HOVE is much more sedate and ‘respectable’ than its neighbour Brighton, though the two are now officially joined at the hip by the Brighton and Hove City Council established in 1997. Its image has been that of a haven for the elderly, and indeed it does have plenty of sheltered housing and low-level flats. As part of its campaign to attract a younger set, Hove has built up a sporting image with a big sports complex offering everything from martial arts to synchronised swimming.
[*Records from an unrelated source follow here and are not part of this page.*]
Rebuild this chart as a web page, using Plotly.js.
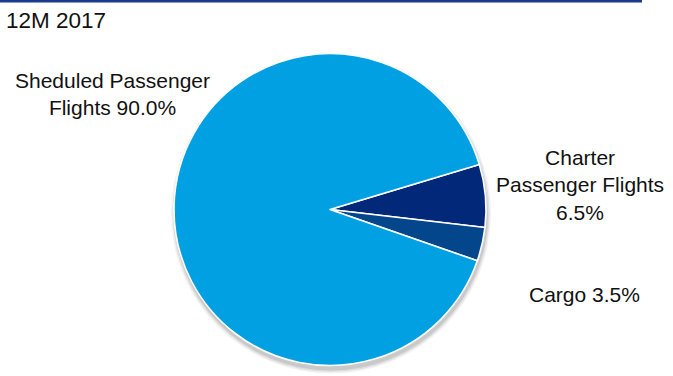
<!DOCTYPE html>
<html>
<head>
<meta charset="utf-8">
<script src="https://cdn.plot.ly/plotly-3.0.1.min.js"></script>
<style>
  html, body { margin: 0; padding: 0; background: #ffffff; }
  #chart { width: 673px; height: 376px; }
</style>
</head>
<body>
<div id="chart"></div>
<script>
// ---- data ----
var chartTitle = '12M 2017';
var labels = ['Charter<br>Passenger Flights', 'Cargo', 'Sheduled Passenger<br>Flights'];
var labelSeparators = ['<br>', ' ', ' '];
var values = [6.5, 3.5, 90.0];
var colors = ['#02287a', '#03468b', '#00a0e2'];

// ---- layout helpers (positions only) ----
var W = 673, H = 376;
var cx = 330, cy = 209.5, R = 156;
var labelPos = [
  {x: 580, y: 185},
  {x: 584, y: 294},
  {x: 113, y: 94}
];

function px(x) { return x / W; }
function py(y) { return 1 - y / H; }

var annotations = labels.map(function (l, i) {
  return {
    text: l + labelSeparators[i] + values[i].toFixed(1) + '%',
    xref: 'paper', yref: 'paper',
    x: px(labelPos[i].x), y: py(labelPos[i].y),
    xanchor: 'center', yanchor: 'middle',
    showarrow: false,
    align: 'center',
    font: {family: 'Liberation Sans, Arial, sans-serif', size: 21, color: '#111111'}
  };
});

var shapes = [
  {type: 'rect', xref: 'paper', yref: 'paper', x0: 0, x1: px(642), y0: py(2.5), y1: 1,
   fillcolor: '#1d3a8a', line: {width: 0}, layer: 'above'}
];
// soft drop shadow behind the pie
[[160, 0.08], [158.5, 0.12], [157, 0.16]].forEach(function (s) {
  shapes.push({
    type: 'circle', xref: 'paper', yref: 'paper', layer: 'below',
    x0: px(cx + 1 - s[0]), x1: px(cx + 1 + s[0]),
    y0: py(cy + 4 + s[0]), y1: py(cy + 4 - s[0]),
    fillcolor: 'rgba(90,90,90,' + s[1] + ')', line: {width: 0}
  });
});

var trace = {
  type: 'pie',
  labels: labels,
  values: values,
  sort: false,
  direction: 'clockwise',
  rotation: 73.2,
  textinfo: 'none',
  hoverinfo: 'none',
  showlegend: false,
  marker: {colors: colors, line: {color: '#ffffff', width: 1.6}},
  domain: {x: [px(cx - R), px(cx + R)], y: [py(cy + R), py(cy - R)]}
};

var layout = {
  width: W, height: H,
  margin: {l: 0, r: 0, t: 0, b: 0},
  paper_bgcolor: '#ffffff',
  plot_bgcolor: '#ffffff',
  title: {
    text: chartTitle,
    x: px(6), xanchor: 'left',
    y: py(20), yanchor: 'middle',
    font: {family: 'Liberation Sans, Arial, sans-serif', size: 22.5, color: '#111111'}
  },
  annotations: annotations,
  shapes: shapes
};

Plotly.newPlot('chart', [trace], layout, {displayModeBar: false, staticPlot: true});
</script>
</body>
</html>
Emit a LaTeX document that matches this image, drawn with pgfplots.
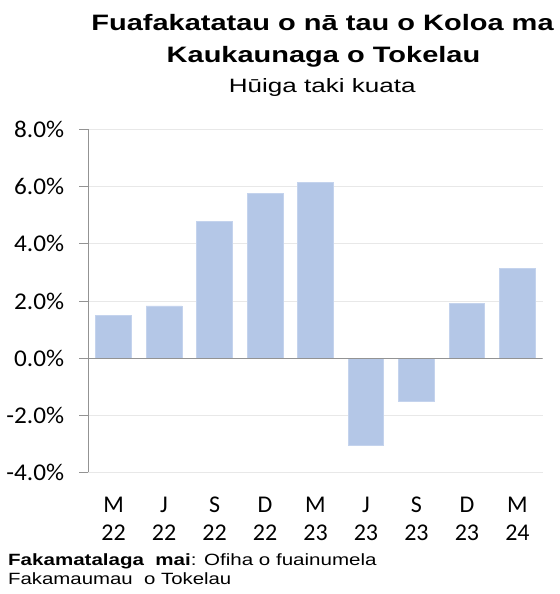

Hove suffered in the Thirties when some of its most important houses were demolished and replaced with ten-storey blocks of flats. Nevertheless, there are still some classic, sweeping Regency curves to be found in the Brunswick area, some good Sussex cottages near the seafront, and some fine Victorian and Victorian Gothic houses in The Avenues. Property tends to be cheaper on the outskirts, where the modern estates are situated. A two-bedroom Victorian garden flat just off the seafront could cost £250,000; a Regency balcony flat with sea views £350,000 upwards; three-bedroom family houses start at £260,000 and good family houses away from the sea can hit £1m. The up-market sedate addresses are Tongdean Avenue, Tongdean Road and Dyke Road Avenue, with the new millionaires’ row at the west end of town where Norman Cook (aka Fat Boy Slim) and Heather Mills have houses backing on to the beach. A whole house on the seafront will start at £1m.
While Sussex County Cricket Club still calls Hove home, Brighton and Hove Albion FC were moved into temporary quarters at the Withdean Stadium in Brighton and are now awaiting the building of their new 22,000-seat stadium at Falmer on the northern outskirts of Brighton. There are two golf clubs, the West Hove and the Brighton and Hove. And there is, of course, the beach. In the last decade this sedate old lady of a town has developed a certain sparkle by acquiring a galaxy of restaurants along Church Road, which are good enough to lure foodies from Brighton and the surrounding area.